→ Description of the task
Return only the lines from the top of the data down to the one that holds "base = alt.Chart(df)", both included, without any pictures.

→ Information supplied
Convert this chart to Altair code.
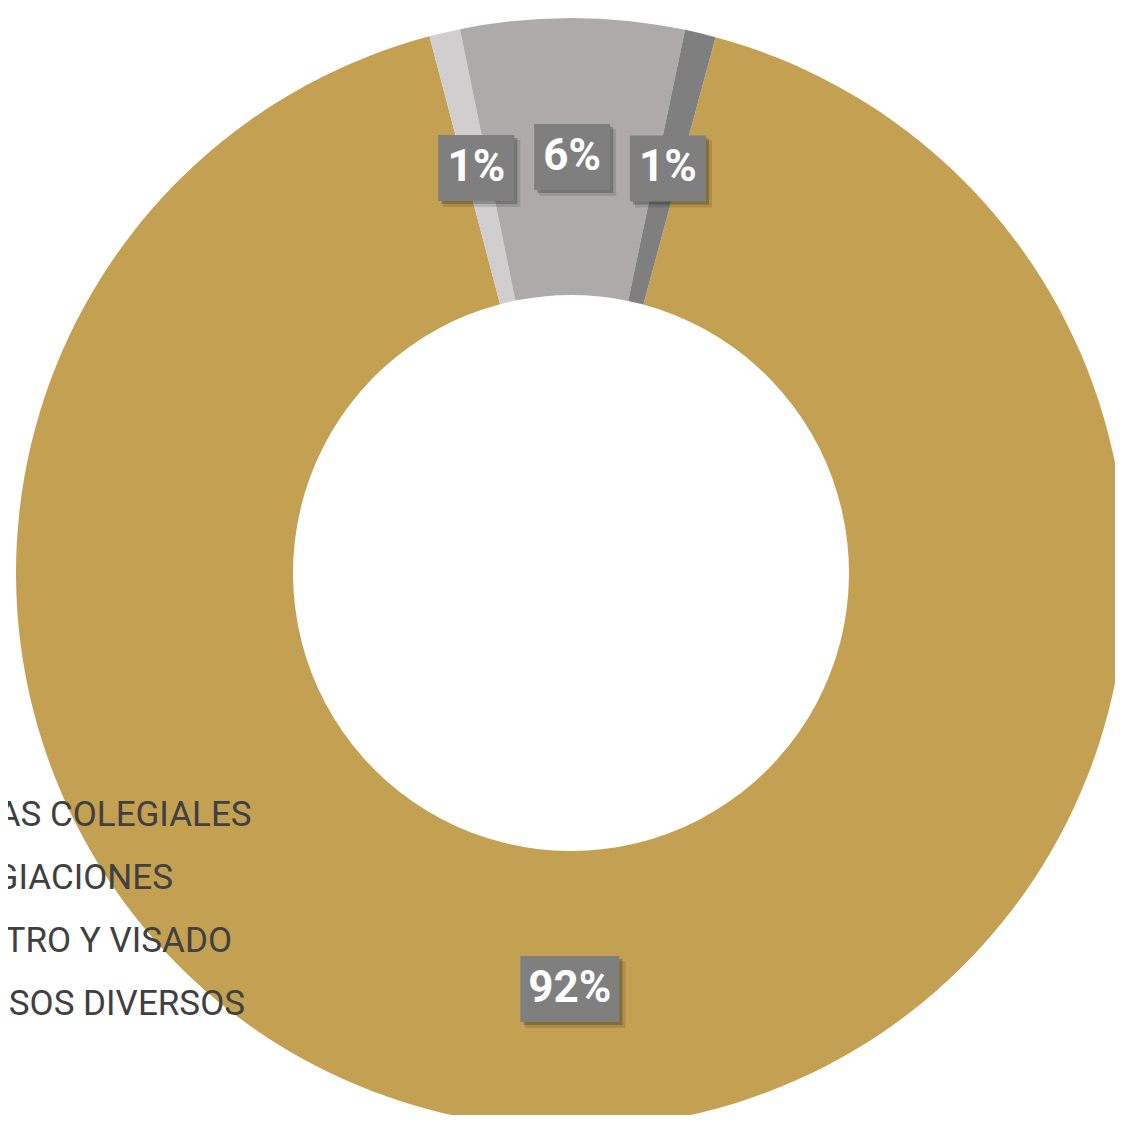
import math
import altair as alt
import pandas as pd

# ---- data ----
categories = ["CUOTAS COLEGIALES", "COLEGIACIONES", "REGISTRO Y VISADO", "INGRESOS DIVERSOS"]
values = [91.7, 0.9, 6.5, 0.9]
labels = ["92%", "1%", "6%", "1%"]
colors = ["#C4A052", "#D0CECE", "#AEAAAA", "#7F7F7F"]

df = pd.DataFrame({
    "categoria": categories,
    "valor": values,
    "etiqueta": labels,
    "orden": list(range(len(categories))),
})

# ---- layout ----
CX, CY = 563, 565
R_OUT, R_IN, R_LAB = 555, 278, 416
START = math.radians(15.1)
BOX_H = 33

base = alt.Chart(df)

arcs = base.mark_arc(outerRadius=R_OUT, innerRadius=R_IN).encode(
    theta=alt.Theta("valor:Q", stack=True,
                    scale=alt.Scale(range=[START, START + 2 * math.pi])),
    color=alt.Color(
        "categoria:N",
        scale=alt.Scale(domain=categories, range=colors),
        sort=categories,
        legend=alt.Legend(
            title=None, orient="none", legendX=-144, legendY=789,
            labelFontSize=35, labelFont="Roboto", labelColor="#404040",
            symbolType="square", symbolSize=100, labelOffset=10,
            rowPadding=27, padding=0, labelLimit=1000, zindex=1,
        ),
    ),
    order=alt.Order("orden:Q"),
    x=alt.value(CX),
    y=alt.value(CY),
)

geo = (
    base.transform_window(cum="sum(valor)", sort=[alt.SortField("orden")], frame=[None, 0])
    .transform_joinaggregate(total="sum(valor)")
    .transform_calculate(ang=f"{START} + 2*PI*(datum.cum - datum.valor/2)/datum.total")
    .transform_calculate(
        px=f"{CX} + {R_LAB}*sin(datum.ang)",
        py=f"{CY} - {R_LAB}*cos(datum.ang)",
        w="30 + 23*length(datum.etiqueta)",
    )
    .transform_calculate(
        bx1="datum.px - datum.w/2", bx2="datum.px + datum.w/2",
        by1=f"datum.py - {BOX_H}", by2=f"datum.py + {BOX_H}",
        sx1="datum.px - datum.w/2 + 3", sx2="datum.px + datum.w/2 + 3",
        sy1=f"datum.py - {BOX_H} + 3", sy2=f"datum.py + {BOX_H} + 3",
        tx1="datum.px - datum.w/2 + 5", tx2="datum.px + datum.w/2 + 6",
        ty1=f"datum.py - {BOX_H} + 5", ty2=f"datum.py + {BOX_H} + 6",
    )
)

shadow_outer = geo.mark_rect(color="#000000", opacity=0.12).encode(
    x=alt.X("tx1:Q", scale=None), x2="tx2:Q",
    y=alt.Y("ty1:Q", scale=None), y2="ty2:Q",
)
shadow = geo.mark_rect(color="#000000", opacity=0.22).encode(
    x=alt.X("sx1:Q", scale=None), x2="sx2:Q",
    y=alt.Y("sy1:Q", scale=None), y2="sy2:Q",
)
boxes = geo.mark_rect(color="#7F7F7F").encode(
    x=alt.X("bx1:Q", scale=None), x2="bx2:Q",
    y=alt.Y("by1:Q", scale=None), y2="by2:Q",
)
texts = geo.mark_text(font="Roboto", fontWeight="bold", fontSize=44,
                      color="white", align="center", baseline="middle").encode(
    x=alt.X("px:Q", scale=None),
    y=alt.Y("py:Q", scale=None),
    text="etiqueta:N",
)

chart = alt.layer(arcs, shadow_outer, shadow, boxes, texts).properties(
    width=1107, height=1107, padding=0,
    autosize=alt.AutoSizeParams(type="none"),
).configure_view(stroke=None).configure_axis(disable=True)

chart.save("out.html", embed_options={"renderer": "svg", "actions": False})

→ Finished task
Convert this chart to Altair code.
import math
import altair as alt
import pandas as pd

# ---- data ----
categories = ["CUOTAS COLEGIALES", "COLEGIACIONES", "REGISTRO Y VISADO", "INGRESOS DIVERSOS"]
values = [91.7, 0.9, 6.5, 0.9]
labels = ["92%", "1%", "6%", "1%"]
colors = ["#C4A052", "#D0CECE", "#AEAAAA", "#7F7F7F"]

df = pd.DataFrame({
    "categoria": categories,
    "valor": values,
    "etiqueta": labels,
    "orden": list(range(len(categories))),
})

# ---- layout ----
CX, CY = 563, 565
R_OUT, R_IN, R_LAB = 555, 278, 416
START = math.radians(15.1)
BOX_H = 33

base = alt.Chart(df)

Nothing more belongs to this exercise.